I am just having trouble with the prep data moudule.
Running it on linux mint.
andrewcz@andrewcz-PORTEGE-Z30t-B ~/Desktop/Numerai/numerai dataset/numerai_datasets (13)/numerai $ python prep_data.py
/home/andrewcz/miniconda3/lib/python3.5/site-packages/sklearn/cross_validation.py:44: DeprecationWarning: This module was deprecated in version 0.18 in favor of the model_selection module into which all the refactored classes and functions are moved. Also note that the interface of the new CV iterators are different from that of this module. This module will be removed in 0.20.
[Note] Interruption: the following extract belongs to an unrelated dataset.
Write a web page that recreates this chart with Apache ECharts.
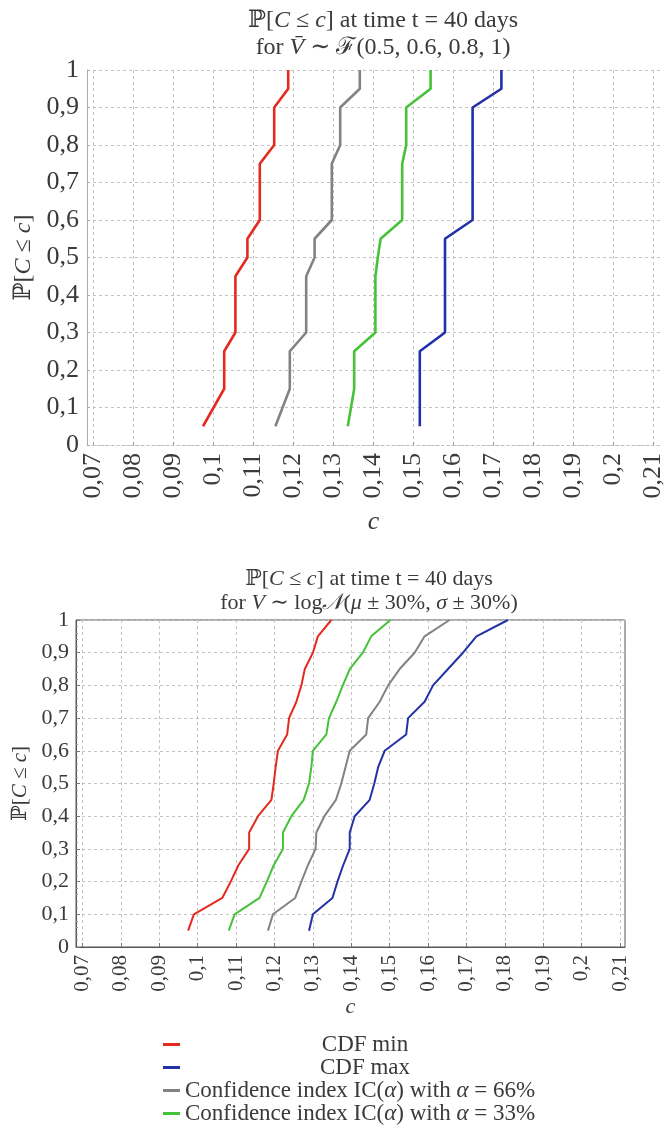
<!DOCTYPE html>
<html>
<head>
<meta charset="utf-8">
<script src="https://cdn.jsdelivr.net/npm/echarts@6/dist/echarts.min.js"></script>
<style>
  html, body { margin: 0; padding: 0; background: #ffffff; }
  #chart { width: 666px; height: 1130px; }
</style>
</head>
<body>
<div id="chart"></div>
<script>
// Tick labels (shared by both panels)
const cTicks = [0.07, 0.08, 0.09, 0.1, 0.11, 0.12, 0.13, 0.14, 0.15, 0.16, 0.17, 0.18, 0.19, 0.2, 0.21];
const pTicks = [0, 0.1, 0.2, 0.3, 0.4, 0.5, 0.6, 0.7, 0.8, 0.9, 1];

// Series names
const seriesNames = ['CDF min', 'CDF max',
  'Confidence index IC(α) with α = 66%', 'Confidence index IC(α) with α = 33%'];

// Upper panel: V ~ F(0.5, 0.6, 0.8, 1)
const topProb  = [0.05, 0.15, 0.25, 0.3, 0.45, 0.5, 0.55, 0.6, 0.75, 0.8, 0.9, 0.95, 1];
const topMin   = [0.0975, 0.1028, 0.1028, 0.1056, 0.1056, 0.1086, 0.1086, 0.1117, 0.1117, 0.1153, 0.1153, 0.1188, 0.1188];
const topMax   = [0.1517, 0.1517, 0.1517, 0.1580, 0.1580, 0.1580, 0.1580, 0.1649, 0.1649, 0.1649, 0.1649, 0.1721, 0.1721];
const topIC66  = [0.1156, 0.1192, 0.1192, 0.1233, 0.1233, 0.1254, 0.1254, 0.1297, 0.1297, 0.1318, 0.1318, 0.1367, 0.1367];
const topIC33  = [0.1337, 0.1353, 0.1353, 0.1406, 0.1406, 0.1412, 0.1419, 0.1473, 0.1473, 0.1483, 0.1483, 0.1544, 0.1544];

// Lower panel: V ~ logN(mu ± 30%, sigma ± 30%)
const botProb  = [0.05, 0.1, 0.15, 0.2, 0.25, 0.3, 0.35, 0.4, 0.45, 0.5, 0.55, 0.6, 0.65, 0.7, 0.75, 0.8, 0.85, 0.9, 0.95, 1];
const botMin   = [0.0975, 0.0990, 0.1064, 0.1086, 0.1106, 0.1134, 0.1134, 0.1157, 0.1192, 0.1198, 0.1203, 0.1209, 0.1233, 0.1238, 0.1257, 0.1270, 0.1279, 0.1300, 0.1313, 0.1348];
const botMax   = [0.1290, 0.1300, 0.1351, 0.1364, 0.1379, 0.1396, 0.1396, 0.1409, 0.1448, 0.1460, 0.1470, 0.1487, 0.1543, 0.1548, 0.1591, 0.1613, 0.1652, 0.1691, 0.1726, 0.1808];
const botIC66  = [0.1183, 0.1196, 0.1254, 0.1270, 0.1287, 0.1307, 0.1309, 0.1330, 0.1360, 0.1374, 0.1385, 0.1396, 0.1439, 0.1444, 0.1474, 0.1496, 0.1526, 0.1565, 0.1591, 0.1656];
const botIC33  = [0.1081, 0.1096, 0.1161, 0.1180, 0.1198, 0.1222, 0.1222, 0.1244, 0.1276, 0.1290, 0.1296, 0.1300, 0.1335, 0.1342, 0.1361, 0.1378, 0.1396, 0.1430, 0.1452, 0.1502];

const colors = ['#e42a1f', '#2232a6', '#828282', '#45c238'];
const SERIF = '"Liberation Serif", "DejaVu Serif", serif';
const INK = '#3a3a3a';

const pair = (cs, ps) => cs.map((c, i) => [c, ps[i]]);
const comma = v => String(v).replace('.', ',');

function mathRich(size) {
  return {
    r: { fontFamily: SERIF, fontSize: size, color: INK, fontWeight: 'normal' },
    i: { fontFamily: SERIF, fontSize: size, color: INK, fontWeight: 'normal', fontStyle: 'italic' }
  };
}

function makeSeries(grid, cols, width) {
  return cols.map((vals, k) => ({
    name: seriesNames[k],
    type: 'line',
    xAxisIndex: grid,
    yAxisIndex: grid,
    data: pair(vals, grid === 0 ? topProb : botProb),
    showSymbol: false,
    symbol: 'none',
    lineStyle: { color: colors[k], width: width },
    itemStyle: { color: colors[k] },
    z: 3
  }));
}

const gridLine = { show: true, lineStyle: { color: '#c4c4c4', type: [3, 3], width: 1 } };

const option = {
  animation: false,
  backgroundColor: '#ffffff',
  title: [
    {
      text: '{r|ℙ[}{i|C}{r| ≤ }{i|c}{r|] at time t = 40 days}\n{r|for }{i|V̄}{r| ∼ ℱ(0.5, 0.6, 0.8, 1)}',
      left: 378, top: 2, textAlign: 'center',
      textStyle: { fontWeight: 'normal', rich: mathRich(24), lineHeight: 27 }
    },
    {
      text: '{r|ℙ[}{i|C}{r| ≤ }{i|c}{r|] at time t = 40 days}\n{r|for }{i|V}{r| ∼ log}{i|𝒩}{r|(}{i|μ}{r| ± 30%, }{i|σ}{r| ± 30%)}',
      left: 364, top: 562, textAlign: 'center',
      textStyle: { fontWeight: 'normal', rich: mathRich(22), lineHeight: 24 }
    }
  ],
  legend: {
    orient: 'vertical',
    left: 158, top: 1028, height: 200,
    itemWidth: 17, itemHeight: 3, itemGap: 0,
    icon: 'rect',
    data: seriesNames,
    formatter: name => {
      if (name.indexOf('CDF') === 0) return '{c|' + name + '}';
      const tail = name.slice(name.length - 3);
      return '{t|Confidence index IC(}{ti|α}{t|) with }{ti|α}{t| = ' + tail + '}';
    },
    textStyle: {
      rich: {
        c: { fontFamily: SERIF, fontSize: 23, color: INK, width: 360, align: 'center', lineHeight: 22 },
        t: { fontFamily: SERIF, fontSize: 23, color: INK, lineHeight: 22 },
        ti: { fontFamily: SERIF, fontSize: 23, color: INK, fontStyle: 'italic', lineHeight: 22 }
      }
    }
  },
  grid: [
    { left: 87, top: 70, width: 576, height: 375 },
    { left: 76, top: 620, width: 549, height: 327, show: true, borderColor: '#555', borderWidth: 1 }
  ],
  xAxis: [
    {
      gridIndex: 0, type: 'value', min: 0.0685, max: 0.2118,
      name: 'c', nameLocation: 'middle', nameGap: 64,
      nameTextStyle: { fontFamily: SERIF, fontSize: 26, fontStyle: 'italic', color: INK },
      axisLine: { show: true, onZero: false, lineStyle: { color: '#bdbdbd', type: [2, 3] } },
      axisTick: { show: true, inside: true, length: 3, customValues: cTicks, lineStyle: { color: '#999' } },
      axisLabel: { customValues: cTicks, rotate: 90, margin: 8, formatter: comma,
        fontFamily: SERIF, fontSize: 26, color: INK },
      splitLine: gridLine
    },
    {
      gridIndex: 1, type: 'value', min: 0.0683, max: 0.2113,
      name: 'c', nameLocation: 'middle', nameGap: 49,
      nameTextStyle: { fontFamily: SERIF, fontSize: 22, fontStyle: 'italic', color: INK },
      axisLine: { show: true, onZero: false, lineStyle: { color: '#555' } },
      axisTick: { show: true, inside: true, length: 4, customValues: cTicks, lineStyle: { color: '#777' } },
      axisLabel: { customValues: cTicks, rotate: 90, margin: 8, formatter: comma,
        fontFamily: SERIF, fontSize: 21, color: INK },
      splitLine: gridLine
    }
  ],
  yAxis: [
    {
      gridIndex: 0, type: 'value', min: 0, max: 1, interval: 0.1,
      name: '{r|ℙ[}{i|C}{r| ≤ }{i|c}{r|]}', nameLocation: 'middle', nameGap: 40,
      nameTextStyle: { rich: mathRich(24) },
      axisLine: { show: true, lineStyle: { color: '#aaaaaa' } },
      axisTick: { show: true, inside: true, length: 3, lineStyle: { color: '#aaa' } },
      axisLabel: { formatter: comma, margin: 8, fontFamily: SERIF, fontSize: 26, color: INK },
      splitLine: gridLine
    },
    {
      gridIndex: 1, type: 'value', min: 0, max: 1, interval: 0.1,
      name: '{r|ℙ[}{i|C}{r| ≤ }{i|c}{r|]}', nameLocation: 'middle', nameGap: 38,
      nameTextStyle: { rich: mathRich(21) },
      axisLine: { show: true, lineStyle: { color: '#555' } },
      axisTick: { show: true, inside: true, length: 4, lineStyle: { color: '#777' } },
      minorTick: { show: true, splitNumber: 5, length: 2, lineStyle: { color: '#999' } },
      axisLabel: { formatter: comma, margin: 7, fontFamily: SERIF, fontSize: 22, color: INK },
      splitLine: gridLine
    }
  ],
  series: [
    ...makeSeries(0, [topMin, topMax, topIC66, topIC33], 2.6),
    ...makeSeries(1, [botMin, botMax, botIC66, botIC33], 2)
  ]
};

const chart = echarts.init(document.getElementById('chart'), null, { renderer: 'canvas' });
chart.setOption(option);
</script>
</body>
</html>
"This module will be removed in 0.20.", DeprecationWarning)
Fold #1
Traceback (most recent call last):
File "prep_data.py", line 85, in
main()
File "prep_data.py", line 50, in main
rf.fit(X_split_train, y_split_train)
File "/home/andrewcz/miniconda3/lib/python3.5/site-packages/sklearn/ensemble/forest.py", line 247, in fit
X = check_array(X, accept_sparse="csc", dtype=DTYPE)
File "/home/andrewcz/miniconda3/lib/python3.5/site-packages/sklearn/utils/validation.py", line 382, in check_array
array = np.array(array, dtype=dtype, order=order, copy=copy)
ValueError: could not convert string to float: 'test'
Many thanks for your help,
Andrew
The data format has changed since last year. There are some columns that need to be dropped.
I used this in tournament 72: feature_cols = ['feature'+str(i) for i in range(1, 22)]
Yes, this code is pretty out of date now. I may update in the future as time allows.
Hey @jimfleming I adapted parts of your code to work with the current format. I'll try sending a PR in the nearby future!